Buchtipp: Wir Internetkinder

Buchrezension von Lena Weissweiler (Dipl. Designerin)

»Wir Internetkinder« – damit meint die Autorin Julia Peglow diejenigen, die noch eine analoge Kindheit hatten und seit den Nuller Jahren immer tiefer ins digitale Zeitalter mäandern. Die letzte Generation vor den sogenannten Digital Natives. Diejenigen, die spiralgebundene Papierkalender beim Office Management noch live erlebt haben, und sich heute in digitalen Superstrukturen organisieren. Ganz schleichend hat sich mit ihnen ein neues Ziel in unserer Arbeit emanzipiert: Das Abarbeiten aller Emails, Terminen, Meetings und Calls. Sie beschreibt, wie uns unsere digitalen Strukturen sehr betriebsam schrittweise in die Passivität geleiten, und uns vom echten Machen entfernen. Wie konnte es passieren, dass uns der eigentliche Purpose im Arbeitsalltag verlorengegangen ist?
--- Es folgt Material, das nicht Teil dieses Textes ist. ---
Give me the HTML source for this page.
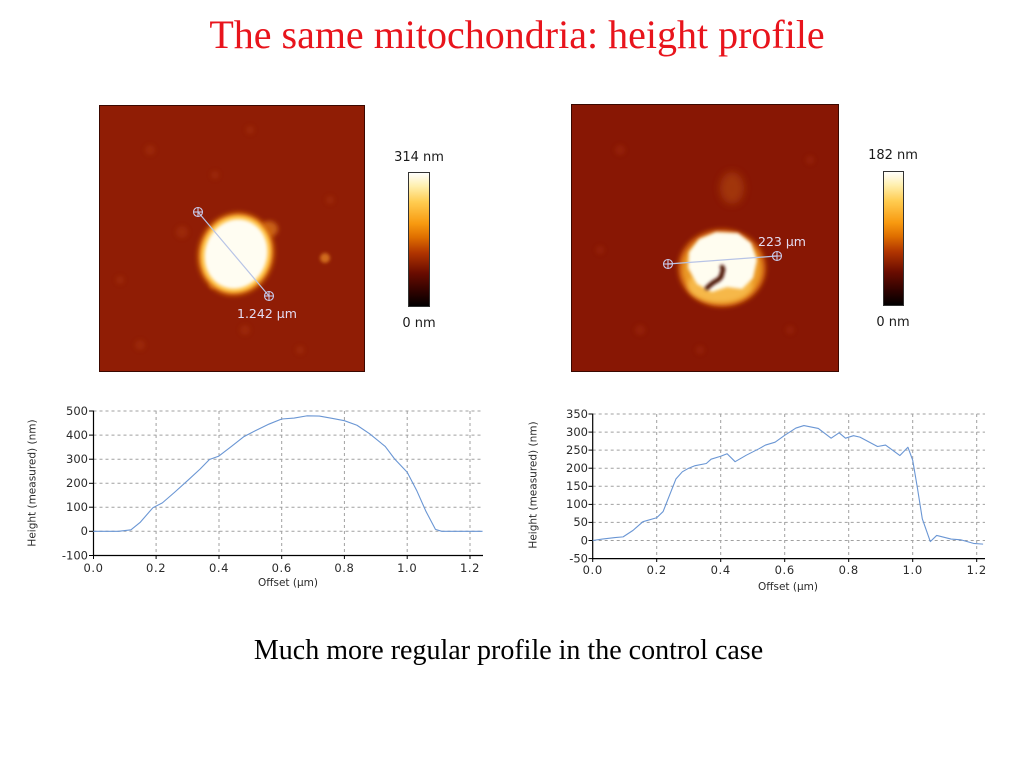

Vom Surfen auf der Exponentialkurve der Digitalisierung und dem Riss in der Wirklichkeit einer Generation

Wenn es zum Tagesziel wird, alle Emails abzuarbeiten, wer macht denn dann die eigentliche Arbeit? Helfen uns unsere digitalen Superstrukturen oder haben sie uns mental disconnected? Eine Ebene tiefer fragt die Autorin, ob uns der digitale Terminkalender eine neue Wirklichkeit zeichnet, in der nur noch stattfindet, was der Kalender weiß.

Julia Peglow beschreibt sehr emotional persönliche Situationen, in denen sie mit Systemen und Strukturen ringt, die sie entfremden. Sie versteht selbst nicht mehr, warum wir diese Strukturen Tag für Tag mit großem Kraftaufwand pflegen und füttern – manchmal offenbar nur, damit sie nicht zusammenbrechen.

»Wir Internetkinder« ist ein autobiografisches Buch. In vielen persönlichen Rückblenden nimmt uns die Autorin mit in ihre Zeit Ende der neunziger Jahre, in eine Londoner Agentur, und etwas später in ihre Berliner New Economy Szene Anfang der Nuller Jahre. Sie schreibt über das berauschende Gefühl, Schritt für Schritt die Digitalisierung mitzugestalten. Bis hin zu der Erkenntnis, dass das Wissenszeitalter bereits ein virtuelles Spiegelbild der echten Welt erschaffen hat.

Sich neugierig und ehrlich mit der aktuellen Situation auseinander zu setzen, lässt uns wieder zu Gestalter:innen des eigenen (Arbeits-)lebens werden.

In diesem spannenden Buch geht es nicht um Nostalgie. Es ist kein Weinen um die analoge Welt. Vielmehr geht es um die Gestaltung unserer Zukunft. Julia Peglow appelliert an unseren Intellekt und bricht eine Lanze dafür, dass wir uns unsere Denkräume zurückerobern, denn unser Denken wird bereits von Algorithmen gehackt. Nur so können wir zurückfinden zu einem verheißungsvollem Big Picture, und anfangen unsere wirklichen Probleme zu lösen.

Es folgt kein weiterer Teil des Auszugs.